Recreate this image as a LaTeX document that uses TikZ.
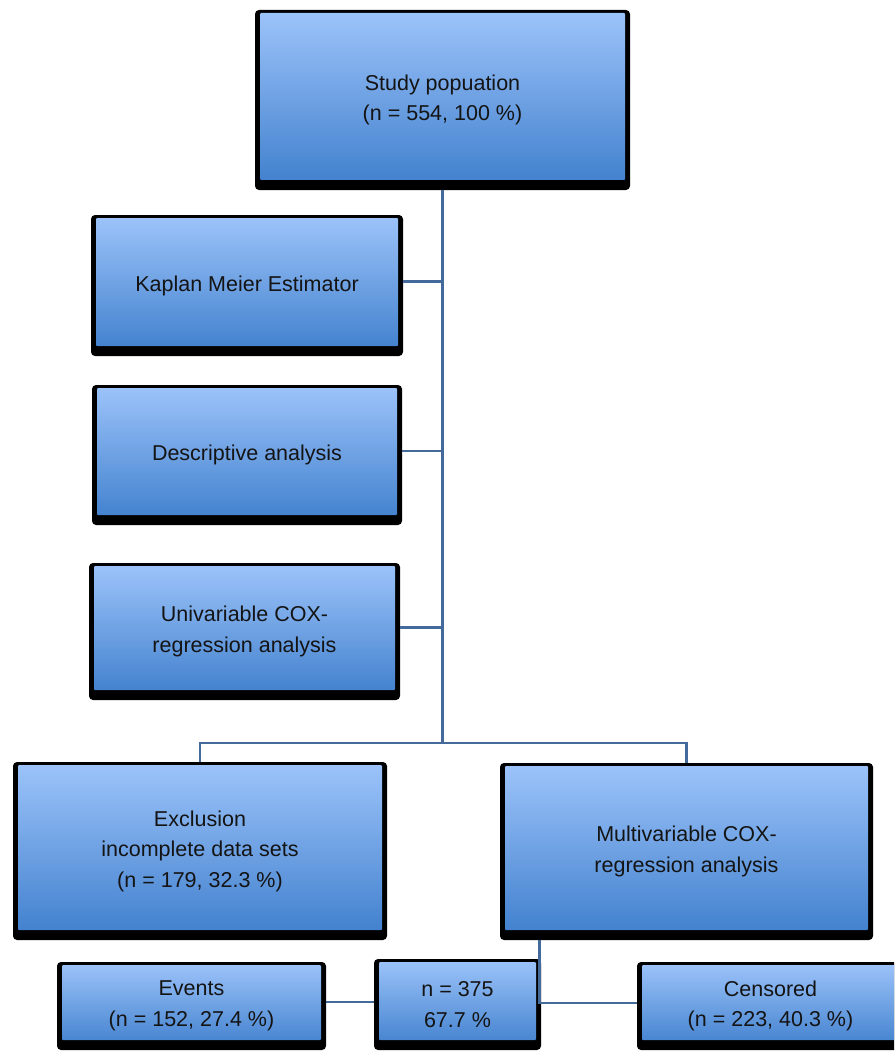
\documentclass[tikz,border=0pt]{standalone}
\usepackage{fontspec}
\setmainfont{Liberation Sans}
\definecolor{boxtop}{RGB}{157,196,250}
\definecolor{boxbot}{RGB}{62,126,204}
\definecolor{linec}{RGB}{68,106,156}
\definecolor{txt}{RGB}{20,20,20}
\begin{document}
\begin{tikzpicture}[x=1pt,y=-1pt,
  box/.style={fill=black, rounded corners=4pt, inner sep=0pt, align=center,
    font=\fontsize{21.5}{30.5}\selectfont, text=txt,
    path picture={\shade[top color=boxtop,bottom color=boxbot,rounded corners=1pt]
      ([xshift=5pt,yshift=-3pt]path picture bounding box.north west) rectangle
      ([xshift=-5pt,yshift=10pt]path picture bounding box.south east);}},
  conn/.style={draw=linec, line width=2.6pt}]
\useasboundingbox (0,0) rectangle (894,1051);
\clip (0,0) rectangle (894,1051);

\node[box, minimum width=375pt, minimum height=180pt] (top) at (442.5,100) {Study popuation\\(n = 554, 100 \%)};
\node[box, minimum width=312pt, minimum height=141pt] (kaplan) at (247,285.5) {Kaplan Meier Estimator};
\node[box, minimum width=310pt, minimum height=140pt] (desc) at (247,455) {Descriptive analysis};
\node[box, minimum width=311pt, minimum height=137pt] (univ) at (244.5,631.5) {Univariable COX-\\regression analysis};
\node[box, minimum width=374pt, minimum height=178pt] (excl) at (200,851) {Exclusion\\incomplete data sets\\(n = 179, 32.3 \%)};
\node[box, minimum width=373pt, minimum height=177pt] (multi) at (686.5,851.5) {Multivariable COX-\\regression analysis};
\node[box, minimum width=269pt, minimum height=88pt] (events) at (191.5,1006) {Events\\(n = 152, 27.4 \%)};
\node[box, minimum width=167pt, minimum height=91pt] (n375) at (457.5,1004.5) {n = 375\\67.7 \%};
\node[box, minimum width=267pt, minimum height=88pt] (cens) at (770.5,1006) {Censored\\(n = 223, 40.3 \%)};

\coordinate (j) at (442.5,743);
\draw[conn] (top.south) -- (j);
\draw[conn] ([yshift=4pt]kaplan.east) -- ([yshift=4pt]kaplan.east -| top.south);
\draw[conn] ([yshift=4pt]desc.east) -- ([yshift=4pt]desc.east -| top.south);
\draw[conn] ([yshift=4pt]univ.east) -- ([yshift=4pt]univ.east -| top.south);
\draw[conn] (excl.north) |- (j) -| (multi.north);
\draw[conn] ([yshift=4pt]events.east) -- ([yshift=2.5pt]n375.west);
\draw[conn] ([xshift=-2pt]multi.south -| n375.east) |- ([yshift=3pt]cens.west);
\end{tikzpicture}
\end{document}
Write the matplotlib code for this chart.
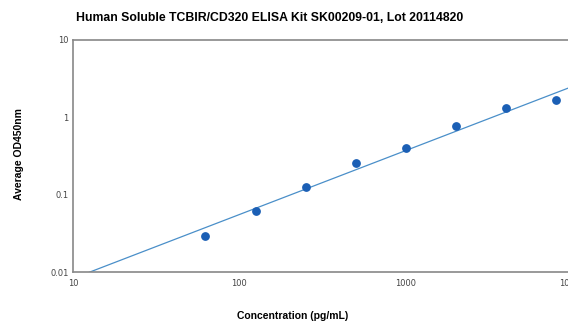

# # # # #

Please write out all of the material above without changing a word, and omit any pictures.

— Answer to the problem —
Recreate this image as a LaTeX document that uses TikZ.
\documentclass[tikz,border=0pt]{standalone}
\usepackage{fontspec}
\setmainfont{Liberation Sans}
\definecolor{boxtop}{RGB}{157,196,250}
\definecolor{boxbot}{RGB}{62,126,204}
\definecolor{linec}{RGB}{68,106,156}
\definecolor{txt}{RGB}{20,20,20}
\begin{document}
\begin{tikzpicture}[x=1pt,y=-1pt,
  box/.style={fill=black, rounded corners=4pt, inner sep=0pt, align=center,
    font=\fontsize{21.5}{30.5}\selectfont, text=txt,
    path picture={\shade[top color=boxtop,bottom color=boxbot,rounded corners=1pt]
      ([xshift=5pt,yshift=-3pt]path picture bounding box.north west) rectangle
      ([xshift=-5pt,yshift=10pt]path picture bounding box.south east);}},
  conn/.style={draw=linec, line width=2.6pt}]
\useasboundingbox (0,0) rectangle (894,1051);
\clip (0,0) rectangle (894,1051);

\node[box, minimum width=375pt, minimum height=180pt] (top) at (442.5,100) {Study popuation\\(n = 554, 100 \%)};
\node[box, minimum width=312pt, minimum height=141pt] (kaplan) at (247,285.5) {Kaplan Meier Estimator};
\node[box, minimum width=310pt, minimum height=140pt] (desc) at (247,455) {Descriptive analysis};
\node[box, minimum width=311pt, minimum height=137pt] (univ) at (244.5,631.5) {Univariable COX-\\regression analysis};
\node[box, minimum width=374pt, minimum height=178pt] (excl) at (200,851) {Exclusion\\incomplete data sets\\(n = 179, 32.3 \%)};
\node[box, minimum width=373pt, minimum height=177pt] (multi) at (686.5,851.5) {Multivariable COX-\\regression analysis};
\node[box, minimum width=269pt, minimum height=88pt] (events) at (191.5,1006) {Events\\(n = 152, 27.4 \%)};
\node[box, minimum width=167pt, minimum height=91pt] (n375) at (457.5,1004.5) {n = 375\\67.7 \%};
\node[box, minimum width=267pt, minimum height=88pt] (cens) at (770.5,1006) {Censored\\(n = 223, 40.3 \%)};

\coordinate (j) at (442.5,743);
\draw[conn] (top.south) -- (j);
\draw[conn] ([yshift=4pt]kaplan.east) -- ([yshift=4pt]kaplan.east -| top.south);
\draw[conn] ([yshift=4pt]desc.east) -- ([yshift=4pt]desc.east -| top.south);
\draw[conn] ([yshift=4pt]univ.east) -- ([yshift=4pt]univ.east -| top.south);
\draw[conn] (excl.north) |- (j) -| (multi.north);
\draw[conn] ([yshift=4pt]events.east) -- ([yshift=2.5pt]n375.west);
\draw[conn] ([xshift=-2pt]multi.south -| n375.east) |- ([yshift=3pt]cens.west);
\end{tikzpicture}
\end{document}
Write the matplotlib code for this chart.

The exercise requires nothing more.